Crisis averted…for now.

Next came the inevitable bus anxiety. “Where will I sit? What if the bigger kids are mean? What if the bus driver is mean? What if I get off at the wrong stop?” We all remember how much of a rough place the bus can be. The only supervision seems to the camera that nobody really knows if it’s imaginary or real, and kids with a decade of age differences, in some cases, have to interact for better or worse. 

So we talked about “sections” of the bus, and how the back of the bus where the 6th graders sit is soooo far away from the section he would be in. We identified everyone we already knew on the bus, and even talked through how to react if someone acts like a bully. “But why don’t buses have seatbelts?” he asked, going down a rabbit hole of new school worry. Honestly kid, who knows? 
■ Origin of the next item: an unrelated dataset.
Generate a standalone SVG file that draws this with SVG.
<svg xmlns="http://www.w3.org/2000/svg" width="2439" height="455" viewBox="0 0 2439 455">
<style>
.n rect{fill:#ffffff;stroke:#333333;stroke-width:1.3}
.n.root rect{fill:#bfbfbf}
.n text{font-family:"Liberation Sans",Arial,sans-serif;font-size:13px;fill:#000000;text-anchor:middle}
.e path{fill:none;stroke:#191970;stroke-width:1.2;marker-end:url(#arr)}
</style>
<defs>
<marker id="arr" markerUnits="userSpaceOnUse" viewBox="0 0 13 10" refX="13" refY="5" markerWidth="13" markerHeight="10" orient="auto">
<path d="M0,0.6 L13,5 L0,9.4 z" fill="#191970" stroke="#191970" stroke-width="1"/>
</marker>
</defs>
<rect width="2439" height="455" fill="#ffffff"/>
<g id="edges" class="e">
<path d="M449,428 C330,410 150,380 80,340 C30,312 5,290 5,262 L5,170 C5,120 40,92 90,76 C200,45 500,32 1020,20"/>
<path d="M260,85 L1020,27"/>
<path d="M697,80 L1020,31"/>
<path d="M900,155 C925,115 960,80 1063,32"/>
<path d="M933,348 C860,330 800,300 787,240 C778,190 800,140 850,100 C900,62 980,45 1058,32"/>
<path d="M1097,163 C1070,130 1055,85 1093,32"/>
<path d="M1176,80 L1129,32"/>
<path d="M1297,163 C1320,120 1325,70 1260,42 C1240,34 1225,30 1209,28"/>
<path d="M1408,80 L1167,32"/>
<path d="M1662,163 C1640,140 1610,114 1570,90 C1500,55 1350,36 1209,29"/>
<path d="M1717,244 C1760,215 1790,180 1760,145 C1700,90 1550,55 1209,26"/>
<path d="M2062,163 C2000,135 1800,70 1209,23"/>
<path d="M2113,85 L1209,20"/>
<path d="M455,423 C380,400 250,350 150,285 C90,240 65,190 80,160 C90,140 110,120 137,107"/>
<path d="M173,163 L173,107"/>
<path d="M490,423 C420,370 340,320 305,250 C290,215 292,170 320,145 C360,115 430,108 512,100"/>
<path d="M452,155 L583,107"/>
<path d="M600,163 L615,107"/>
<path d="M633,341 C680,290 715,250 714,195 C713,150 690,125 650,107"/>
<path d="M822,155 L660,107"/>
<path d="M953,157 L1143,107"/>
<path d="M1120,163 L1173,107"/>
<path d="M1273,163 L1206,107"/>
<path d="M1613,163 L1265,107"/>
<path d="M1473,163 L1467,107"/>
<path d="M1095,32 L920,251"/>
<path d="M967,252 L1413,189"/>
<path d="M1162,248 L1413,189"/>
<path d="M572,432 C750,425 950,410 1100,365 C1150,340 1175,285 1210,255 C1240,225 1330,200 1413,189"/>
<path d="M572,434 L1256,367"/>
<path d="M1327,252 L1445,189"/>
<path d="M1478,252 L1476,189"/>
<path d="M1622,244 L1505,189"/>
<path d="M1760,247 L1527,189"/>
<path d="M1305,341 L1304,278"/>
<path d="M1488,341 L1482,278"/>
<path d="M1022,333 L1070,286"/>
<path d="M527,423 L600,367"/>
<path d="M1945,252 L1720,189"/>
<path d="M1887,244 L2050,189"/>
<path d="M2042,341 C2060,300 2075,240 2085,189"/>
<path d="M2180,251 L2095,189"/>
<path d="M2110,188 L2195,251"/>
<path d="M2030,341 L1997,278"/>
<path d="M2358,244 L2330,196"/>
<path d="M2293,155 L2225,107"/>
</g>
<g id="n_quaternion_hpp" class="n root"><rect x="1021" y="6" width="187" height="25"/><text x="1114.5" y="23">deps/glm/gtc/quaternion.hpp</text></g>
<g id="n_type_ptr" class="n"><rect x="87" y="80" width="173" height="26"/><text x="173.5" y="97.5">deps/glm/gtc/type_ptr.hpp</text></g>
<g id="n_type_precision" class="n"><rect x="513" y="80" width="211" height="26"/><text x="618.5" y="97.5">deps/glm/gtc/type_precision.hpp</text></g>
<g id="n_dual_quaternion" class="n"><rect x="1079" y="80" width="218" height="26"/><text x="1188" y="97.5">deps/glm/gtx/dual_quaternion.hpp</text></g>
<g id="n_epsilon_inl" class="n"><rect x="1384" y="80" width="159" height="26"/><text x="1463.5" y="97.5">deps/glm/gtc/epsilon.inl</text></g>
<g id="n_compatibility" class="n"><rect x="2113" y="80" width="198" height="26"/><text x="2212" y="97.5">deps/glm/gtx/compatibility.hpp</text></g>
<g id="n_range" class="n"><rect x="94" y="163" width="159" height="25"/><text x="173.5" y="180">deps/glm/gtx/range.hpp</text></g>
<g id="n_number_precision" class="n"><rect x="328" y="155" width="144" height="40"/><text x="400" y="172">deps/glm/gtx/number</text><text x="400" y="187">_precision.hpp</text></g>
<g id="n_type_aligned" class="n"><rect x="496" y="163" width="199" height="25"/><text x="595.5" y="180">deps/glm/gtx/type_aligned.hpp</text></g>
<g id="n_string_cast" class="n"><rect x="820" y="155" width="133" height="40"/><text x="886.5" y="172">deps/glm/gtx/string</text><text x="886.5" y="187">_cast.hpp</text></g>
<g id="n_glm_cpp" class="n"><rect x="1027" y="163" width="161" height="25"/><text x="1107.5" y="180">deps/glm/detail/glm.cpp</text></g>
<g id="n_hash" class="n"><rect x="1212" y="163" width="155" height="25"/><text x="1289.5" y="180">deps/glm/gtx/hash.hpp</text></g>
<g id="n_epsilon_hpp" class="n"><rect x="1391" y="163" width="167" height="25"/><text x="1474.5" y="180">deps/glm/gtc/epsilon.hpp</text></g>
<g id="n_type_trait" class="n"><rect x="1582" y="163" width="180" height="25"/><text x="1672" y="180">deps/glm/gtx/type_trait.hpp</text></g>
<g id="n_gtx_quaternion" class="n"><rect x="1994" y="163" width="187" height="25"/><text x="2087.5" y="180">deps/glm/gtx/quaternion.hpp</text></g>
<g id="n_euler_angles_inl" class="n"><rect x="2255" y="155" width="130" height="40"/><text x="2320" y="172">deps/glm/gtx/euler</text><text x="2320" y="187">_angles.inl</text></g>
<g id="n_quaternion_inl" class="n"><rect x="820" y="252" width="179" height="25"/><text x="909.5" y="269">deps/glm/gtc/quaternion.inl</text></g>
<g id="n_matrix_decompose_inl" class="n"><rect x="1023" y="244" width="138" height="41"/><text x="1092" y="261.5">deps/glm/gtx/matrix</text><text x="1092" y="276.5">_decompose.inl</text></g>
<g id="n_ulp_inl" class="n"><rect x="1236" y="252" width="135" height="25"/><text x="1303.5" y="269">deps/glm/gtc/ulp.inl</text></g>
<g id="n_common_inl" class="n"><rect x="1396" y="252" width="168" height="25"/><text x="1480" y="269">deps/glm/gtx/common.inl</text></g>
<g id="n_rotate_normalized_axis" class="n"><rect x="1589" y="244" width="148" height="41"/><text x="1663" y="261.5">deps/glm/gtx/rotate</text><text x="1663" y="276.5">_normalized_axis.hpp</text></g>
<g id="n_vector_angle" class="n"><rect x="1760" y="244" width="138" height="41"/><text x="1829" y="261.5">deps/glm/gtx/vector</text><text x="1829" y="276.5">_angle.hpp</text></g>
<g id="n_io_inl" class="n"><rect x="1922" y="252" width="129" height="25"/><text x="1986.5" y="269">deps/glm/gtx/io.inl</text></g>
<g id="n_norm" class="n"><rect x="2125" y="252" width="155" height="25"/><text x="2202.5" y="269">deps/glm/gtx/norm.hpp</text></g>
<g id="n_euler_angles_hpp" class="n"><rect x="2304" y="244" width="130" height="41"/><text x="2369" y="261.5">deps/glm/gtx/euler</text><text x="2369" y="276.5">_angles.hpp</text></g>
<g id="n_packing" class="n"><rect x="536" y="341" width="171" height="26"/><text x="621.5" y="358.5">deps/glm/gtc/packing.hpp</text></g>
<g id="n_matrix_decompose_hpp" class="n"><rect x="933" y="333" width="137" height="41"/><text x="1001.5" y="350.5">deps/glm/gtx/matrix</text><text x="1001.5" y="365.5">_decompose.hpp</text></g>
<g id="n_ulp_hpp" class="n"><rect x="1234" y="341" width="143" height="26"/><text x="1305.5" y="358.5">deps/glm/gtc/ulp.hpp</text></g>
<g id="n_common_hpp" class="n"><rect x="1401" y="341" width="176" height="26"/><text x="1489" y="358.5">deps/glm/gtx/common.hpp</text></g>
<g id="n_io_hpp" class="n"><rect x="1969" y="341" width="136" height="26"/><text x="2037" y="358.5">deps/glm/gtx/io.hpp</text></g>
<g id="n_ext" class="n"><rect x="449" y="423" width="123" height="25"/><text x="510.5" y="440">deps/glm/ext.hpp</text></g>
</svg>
Turns out, the school layout kind of IS confusing. And the bus driver, though she’s working hard at a thankless job, did seem kind of mean. As my son revealed some of his newfound anxieties coming true, we had a new opportunity I didn’t see coming—to walk together through new, hard things. 
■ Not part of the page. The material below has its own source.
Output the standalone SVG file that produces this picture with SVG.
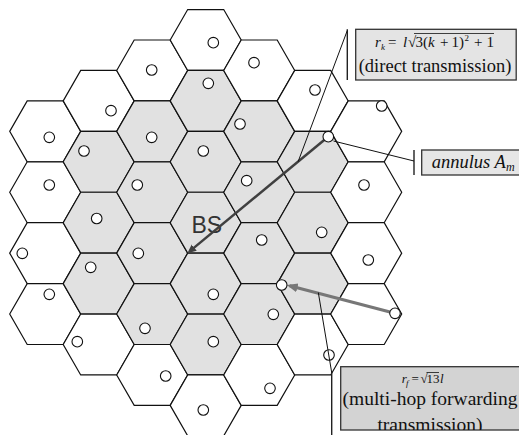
<svg xmlns="http://www.w3.org/2000/svg" width="519" height="435" viewBox="0 0 519 435">
<style>
.cell{stroke:#111;stroke-width:1.2}
.w{fill:#fff}
.g{fill:#e1e1e1}
.node circle{fill:#fff;stroke:#111;stroke-width:1.1}
.thin{stroke:#111;stroke-width:1;fill:none}
.bar{stroke:#222;stroke-width:1.4}
.box{stroke:#333;stroke-width:1.3}
.serif{font-family:"Liberation Serif","Times New Roman",serif;fill:#111}
.it{font-style:italic}
</style>
<defs>
<polygon id="hex" points="-35.5,0 -18,-30.45 18,-30.45 35.5,0 18,30.45 -18,30.45"/>
<marker id="ak" markerUnits="userSpaceOnUse" markerWidth="10" markerHeight="9" refX="6" refY="4" orient="auto"><path d="M0,0 L9,4 L0,8 z" fill="#404040"/></marker>
<marker id="af" markerUnits="userSpaceOnUse" markerWidth="12" markerHeight="10" refX="8" refY="4.5" orient="auto"><path d="M0,0 L11,4.5 L0,9 z" fill="#777"/></marker>
<clipPath id="cf"><rect x="340.7" y="366.7" width="180" height="63.3"/></clipPath>
</defs>

<g id="cells">
<use href="#hex" x="45.2" y="131.35" class="cell w"/>
<use href="#hex" x="45.2" y="192.25" class="cell w"/>
<use href="#hex" x="45.2" y="253.15" class="cell w"/>
<use href="#hex" x="45.2" y="314.05" class="cell w"/>
<use href="#hex" x="98.7" y="100.9" class="cell w"/>
<use href="#hex" x="98.7" y="161.8" class="cell g"/>
<use href="#hex" x="98.7" y="222.7" class="cell g"/>
<use href="#hex" x="98.7" y="283.6" class="cell g"/>
<use href="#hex" x="98.7" y="344.5" class="cell w"/>
<use href="#hex" x="152.2" y="70.45" class="cell w"/>
<use href="#hex" x="152.2" y="131.35" class="cell g"/>
<use href="#hex" x="152.2" y="192.25" class="cell g"/>
<use href="#hex" x="152.2" y="253.15" class="cell g"/>
<use href="#hex" x="152.2" y="314.05" class="cell g"/>
<use href="#hex" x="152.2" y="374.95" class="cell w"/>
<use href="#hex" x="205.7" y="40" class="cell w"/>
<use href="#hex" x="205.7" y="100.9" class="cell g"/>
<use href="#hex" x="205.7" y="161.8" class="cell g"/>
<use href="#hex" x="205.7" y="222.7" class="cell g"/>
<use href="#hex" x="205.7" y="283.6" class="cell g"/>
<use href="#hex" x="205.7" y="344.5" class="cell g"/>
<use href="#hex" x="205.7" y="405.4" class="cell w"/>
<use href="#hex" x="259.2" y="70.45" class="cell w"/>
<use href="#hex" x="259.2" y="131.35" class="cell g"/>
<use href="#hex" x="259.2" y="192.25" class="cell g"/>
<use href="#hex" x="259.2" y="253.15" class="cell g"/>
<use href="#hex" x="259.2" y="314.05" class="cell g"/>
<use href="#hex" x="259.2" y="374.95" class="cell w"/>
<use href="#hex" x="312.7" y="100.9" class="cell w"/>
<use href="#hex" x="312.7" y="161.8" class="cell g"/>
<use href="#hex" x="312.7" y="222.7" class="cell g"/>
<use href="#hex" x="312.7" y="283.6" class="cell g"/>
<use href="#hex" x="312.7" y="344.5" class="cell w"/>
<use href="#hex" x="366.2" y="131.35" class="cell w"/>
<use href="#hex" x="366.2" y="192.25" class="cell w"/>
<use href="#hex" x="366.2" y="253.15" class="cell w"/>
<use href="#hex" x="366.2" y="314.05" class="cell w"/>
</g>

<g id="bs">
<text x="191.5" y="233.3" font-family="'Liberation Sans', Arial, sans-serif" font-size="23" fill="#333">BS</text>
</g>

<g id="connectors">
<line x1="324.5" y1="139.8" x2="189.6" y2="251.4" stroke="#404040" stroke-width="2.5" marker-end="url(#ak)"/>
<line x1="390" y1="312" x2="289.6" y2="285.8" stroke="#777" stroke-width="3" marker-end="url(#af)"/>
</g>

<g id="nodes" class="node">
<g id="u1"><circle cx="49.3" cy="137.3" r="5.3"/></g>
<g id="u2"><circle cx="49.3" cy="185" r="5.3"/></g>
<g id="u3"><circle cx="22.3" cy="253.3" r="5.3"/></g>
<g id="u4"><circle cx="49.3" cy="294.3" r="5.3"/></g>
<g id="u5"><circle cx="111" cy="110.7" r="5.3"/></g>
<g id="u6"><circle cx="84" cy="151" r="5.3"/></g>
<g id="u7"><circle cx="96.7" cy="218.5" r="5.3"/></g>
<g id="u8"><circle cx="90.7" cy="267.3" r="5.3"/></g>
<g id="u9"><circle cx="77.3" cy="341.7" r="5.3"/></g>
<g id="u10"><circle cx="151.7" cy="70" r="5.3"/></g>
<g id="u11"><circle cx="151.7" cy="137.3" r="5.3"/></g>
<g id="u12"><circle cx="137.3" cy="185" r="5.3"/></g>
<g id="u13"><circle cx="138.3" cy="253.3" r="5.3"/></g>
<g id="u14"><circle cx="145" cy="328.3" r="5.3"/></g>
<g id="u15"><circle cx="165.7" cy="376" r="5.3"/></g>
<g id="u16"><circle cx="213.3" cy="42.7" r="5.3"/></g>
<g id="u17"><circle cx="208.3" cy="83.3" r="5.3"/></g>
<g id="u18"><circle cx="203.3" cy="151" r="5.3"/></g>
<g id="u19"><circle cx="213.3" cy="294.3" r="5.3"/></g>
<g id="u20"><circle cx="213.3" cy="341.7" r="5.3"/></g>
<g id="u21"><circle cx="203.3" cy="410" r="5.3"/></g>
<g id="u22"><circle cx="254" cy="62.7" r="5.3"/></g>
<g id="u23"><circle cx="240" cy="124" r="5.3"/></g>
<g id="u24"><circle cx="246.7" cy="180.7" r="5.3"/></g>
<g id="u25"><circle cx="261.7" cy="240" r="5.3"/></g>
<g id="u26"><circle cx="273.3" cy="314.3" r="5.3"/></g>
<g id="u27"><circle cx="270" cy="388.3" r="5.3"/></g>
<g id="u28"><circle cx="315" cy="90" r="5.3"/></g>
<g id="u29"><circle cx="328.3" cy="136.7" r="5.3"/></g>
<g id="u30"><circle cx="321.7" cy="232.3" r="5.3"/></g>
<g id="u31"><circle cx="281.7" cy="285" r="5.3"/></g>
<g id="u32"><circle cx="329" cy="355" r="5.3"/></g>
<g id="u33"><circle cx="381.7" cy="106" r="5.3"/></g>
<g id="u34"><circle cx="364" cy="185" r="5.3"/></g>
<g id="u35"><circle cx="368.3" cy="260" r="5.3"/></g>
<g id="u36"><circle cx="395" cy="313.3" r="5.3"/></g>
</g>

<g id="callouts">
<line class="bar" x1="347.3" y1="29.3" x2="347.3" y2="80"/>
<line class="thin" x1="347.3" y1="30.5" x2="298.1" y2="161.7"/>
<line class="bar" x1="414" y1="150" x2="414" y2="175"/>
<line class="thin" x1="333.5" y1="141" x2="414" y2="161"/>
<line class="bar" x1="331.7" y1="372" x2="331.7" y2="435"/>
<line class="thin" x1="318.3" y1="292.5" x2="331.7" y2="372.5"/>
</g>

<g id="label-rk">
<rect class="box" x="355.7" y="29.3" width="160.5" height="50.7" fill="#e4e4e4"/>
<text class="serif" y="46.7" font-size="15">
<tspan class="it" x="375">r</tspan><tspan class="it" x="381" dy="3" font-size="9">k</tspan><tspan x="388" dy="-3">=</tspan><tspan class="it" x="403">l</tspan><tspan x="408">√</tspan><tspan x="415.5">3</tspan><tspan x="423">(</tspan><tspan class="it" x="428">k</tspan><tspan x="440">+</tspan><tspan x="451.5">1</tspan><tspan x="459">)</tspan><tspan x="464.5" dy="-6" font-size="9">2</tspan><tspan x="474" dy="6">+</tspan><tspan x="486.5">1</tspan>
</text>
<line x1="414" y1="33.5" x2="494" y2="33.5" stroke="#111" stroke-width="0.8"/>
<text class="serif" x="435" y="71.7" font-size="18.5" text-anchor="middle">(direct transmission)</text>
</g>

<g id="label-annulus">
<rect class="box" x="421.7" y="150" width="100" height="25" fill="#e6e6e6"/>
<text class="serif it" x="431.7" y="168.3" font-size="18.5">annulus A<tspan font-size="12" dy="3">m</tspan></text>
</g>

<g id="label-rf">
<rect class="box" x="340.7" y="366.7" width="180" height="63.3" fill="#d3d3d3"/>
<g clip-path="url(#cf)">
<text class="serif" y="383.3" font-size="13">
<tspan class="it" x="401.7">r</tspan><tspan class="it" x="406" dy="3" font-size="9">f</tspan><tspan x="411.5" dy="-3">=</tspan><tspan x="420.5">√</tspan><tspan x="426.5">13</tspan><tspan class="it" x="440">l</tspan>
</text>
<line x1="426.5" y1="372.5" x2="439" y2="372.5" stroke="#111" stroke-width="0.8"/>
<text class="serif" x="430" y="405" font-size="19.5" text-anchor="middle">(multi-hop forwarding</text>
<text class="serif" x="430" y="430.5" font-size="19.5" text-anchor="middle">transmission)</text>
</g>
</g>
</svg>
But in the hustle and bustle of the first back-to-school week, even us moms who have seen it all sometimes forget that they will settle in, find their people, and develop a routine, naturally.
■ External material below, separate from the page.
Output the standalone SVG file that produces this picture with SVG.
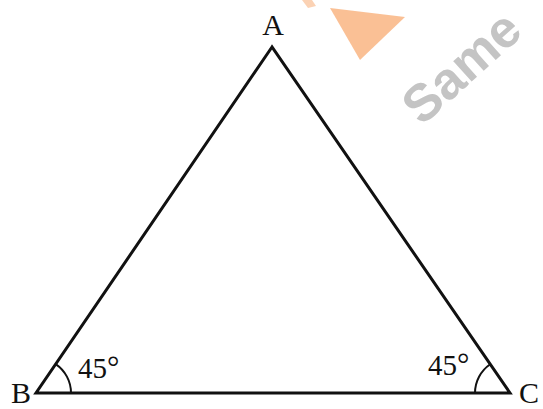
<svg xmlns="http://www.w3.org/2000/svg" width="543" height="409" viewBox="0 0 543 409">
<style>
.edge{fill:none;stroke:#111;stroke-width:3;stroke-linejoin:miter;stroke-linecap:butt}
.arc{fill:none;stroke:#111;stroke-width:2}
.lbl{font-family:"Liberation Serif","Times New Roman",serif;font-size:30px;fill:#111}
.ang{font-family:"Liberation Serif","Times New Roman",serif;font-size:29px;fill:#111}
</style>
<rect width="543" height="409" fill="#fff"/>
<g id="watermark">
<polygon points="330,8 405,17 360,60" fill="#f9b98a" opacity="0.9"/>
<polygon points="302,0 312,0 316,6 308,8" fill="#fbd2b4"/>
<text x="0" y="0" transform="translate(464,70) rotate(-42)" text-anchor="middle" dominant-baseline="middle" font-family="Liberation Sans, Arial, sans-serif" font-weight="bold" font-size="52" fill="#c4c4c4">Same</text>
</g>
<g id="connectors">
<polygon class="edge" points="272,47 36,393 510,393"/>
<path class="arc" d="M71,393 A35,35 0 0 0 55.7,364.1"/>
<path class="arc" d="M475,393 A35,35 0 0 1 490.2,364.2"/>
</g>
<g id="A"><text class="lbl" x="273" y="35" text-anchor="middle">A</text></g>
<g id="B"><text class="lbl" x="21" y="403" text-anchor="middle">B</text></g>
<g id="C"><text class="lbl" x="529" y="403" text-anchor="middle">C</text></g>
<g id="angleB"><text class="ang" x="78" y="378">45<tspan font-size="31">°</tspan></text></g>
<g id="angleC"><text class="ang" x="428" y="375">45<tspan font-size="31">°</tspan></text></g>
</svg>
Car ride conversations the second week revealed this to be the case, much more quickly than I thought: 

“My teacher is nicer. Recess is longer. My friends are cooler. The cafeteria is wayyy bigger,” he said, “and the food is better.” Along with moms of kids in new schools everywhere, I breathed an internal — super big — sigh of relief. He was settling in. 

His commentary taught me something about myself, as kids tend to do. As he was worrying about which recess door to use and how planners work, and whether they’d carry the same chicken sandwiches he loved at his last school, he forgot to hope for the best, alongside the anxieties. I’d been holding my breath along with him that it might be a rough year, and instead had forgotten to open myself up to the possibility that he might not only learn something, but thrive in a fresh, new environment. 

Maybe he had outgrown his sweet little primary school after all, and the only thing holding him back from succeeding in his new spot was all of our angst about it. New friends, teachers, aides, and processes allow for self-reinvention in a way that is refreshing to kids. He could rediscover himself, whoever that might be, in a way he couldn’t in his old space.

So, as he headed onto his new bus, I found myself practicing gratitude over worry, and trusting the process, that he was becoming who he was meant to be, in a new space built to support kids of his exact age. “You’re going to have a great year,” I whispered to him as he hopped onto the bus again, confident in the third week that he was, after all, exactly where he was meant to be.